_Information supplied_
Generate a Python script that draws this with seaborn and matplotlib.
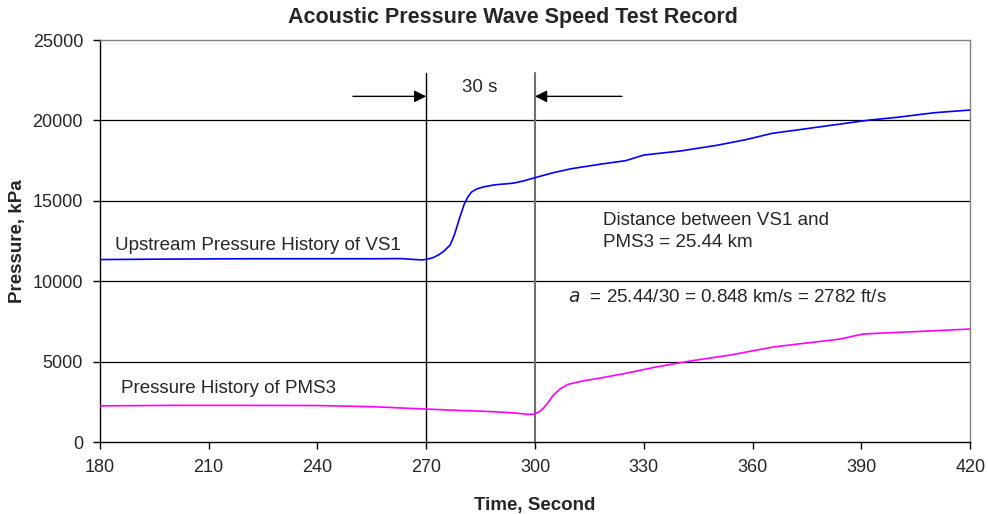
import numpy as np
import pandas as pd
import seaborn as sns
import matplotlib.pyplot as plt

# Upstream pressure history at VS1 (blue)
vs1_time = [180, 200, 220, 240, 255, 263, 267, 269, 270.5, 272, 273.5, 275, 276.6,
            277.8, 279.3, 280.5, 281.5, 282.5, 284, 286, 289, 294, 297, 300.6,
            305, 310, 318, 325, 330, 340, 350, 358, 365.4, 372, 380, 392, 400,
            410, 420]
vs1_pressure = [11350, 11380, 11400, 11400, 11400, 11410, 11350, 11330, 11380, 11480,
                11650, 11900, 12250, 12900, 14000, 14800, 15250, 15550, 15750,
                15880, 16000, 16100, 16250, 16480, 16750, 17000, 17280, 17500,
                17850, 18100, 18450, 18800, 19200, 19400, 19650, 20020, 20200,
                20480, 20650]

# Pressure history at PMS3 (magenta)
pms3_time = [180, 200, 220, 240, 255, 270, 276.6, 288.4, 295, 298, 299.5, 301,
             302.3, 303.6, 305, 306.9, 309, 313, 318, 325.4, 333, 342.8, 353.8,
             365.7, 372.3, 384, 390.5, 400, 408, 420]
pms3_pressure = [2250, 2280, 2280, 2270, 2200, 2050, 1990, 1890, 1800, 1720, 1730,
                 1850, 2100, 2450, 2900, 3300, 3580, 3790, 3980, 4290, 4650, 5040,
                 5410, 5910, 6090, 6400, 6720, 6820, 6900, 7030]

x_ticks = [180, 210, 240, 270, 300, 330, 360, 390, 420]
y_ticks = [0, 5000, 10000, 15000, 20000, 25000]

sns.set_theme(style="white")
plt.rcParams['font.family'] = ['Liberation Sans', 'DejaVu Sans']

fig = plt.figure(figsize=(9.88, 5.14), dpi=100)
ax = fig.add_axes([0.101, 0.140, 0.881, 0.782])

for yv in y_ticks[1:-1]:
    ax.axhline(yv, color='black', lw=0.9, zorder=1)

vs1 = pd.DataFrame({'t': vs1_time, 'p': vs1_pressure})
pms3 = pd.DataFrame({'t': pms3_time, 'p': pms3_pressure})
sns.lineplot(data=vs1, x='t', y='p', color='#0000ff', lw=1.2, ax=ax, zorder=3)
sns.lineplot(data=pms3, x='t', y='p', color='#ff00ff', lw=1.2, ax=ax, zorder=3)

# marker lines for the 30 s interval
ax.plot([270, 270], [0, 22950], color='black', lw=1.0, clip_on=False, zorder=2)
ax.plot([300, 300], [0, 22950], color='#707070', lw=1.5, clip_on=False, zorder=2)
ax.annotate('', xy=(270, 21500), xytext=(249.8, 21500),
            arrowprops=dict(arrowstyle='-|>', color='black', lw=1.0,
                            mutation_scale=18, shrinkA=0, shrinkB=0))
ax.annotate('', xy=(300, 21500), xytext=(324, 21500),
            arrowprops=dict(arrowstyle='-|>', color='black', lw=1.0,
                            mutation_scale=18, shrinkA=0, shrinkB=0))

fs = 13.5
ax.text(284.7, 22050, '30 s', fontsize=fs, ha='center', va='center')
ax.text(184.1, 12250, 'Upstream Pressure History of VS1', fontsize=fs, va='center')
ax.text(185.8, 3360, 'Pressure History of PMS3', fontsize=fs, va='center')
ax.text(318.8, 13800, 'Distance between VS1 and', fontsize=fs, va='center')
ax.text(318.8, 12380, 'PMS3 = 25.44 km', fontsize=fs, va='center')
ax.text(309, 9020, r'$a$  = 25.44/30 = 0.848 km/s = 2782 ft/s', fontsize=fs, va='center')

ax.set_xlim(180, 420)
ax.set_ylim(0, 25000)
ax.set_xticks(x_ticks)
ax.set_yticks(y_ticks)
ax.tick_params(axis='both', direction='out', length=5, width=1, color='black',
               labelsize=13, pad=7, bottom=True, left=True)
for s in ax.spines.values():
    s.set_color('black')
    s.set_linewidth(1.0)
ax.spines['right'].set_color('#808080')
ax.spines['top'].set_color('#808080')

ax.set_title('Acoustic Pressure Wave Speed Test Record', fontsize=15.5,
             fontweight='bold', pad=12, x=0.475)
ax.set_xlabel('Time, Second', fontsize=13.5, fontweight='bold', labelpad=15)
ax.set_ylabel('Pressure, kPa', fontsize=13.5, fontweight='bold', labelpad=5)

fig.savefig('out.png', dpi=100)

_Task to carry out_
Reproduce the data above word for word from its first line through the line that holds "import matplotlib.pyplot as plt", both ends included; skip pictures.

_Result_
Generate a Python script that draws this with seaborn and matplotlib.
import numpy as np
import pandas as pd
import seaborn as sns
import matplotlib.pyplot as plt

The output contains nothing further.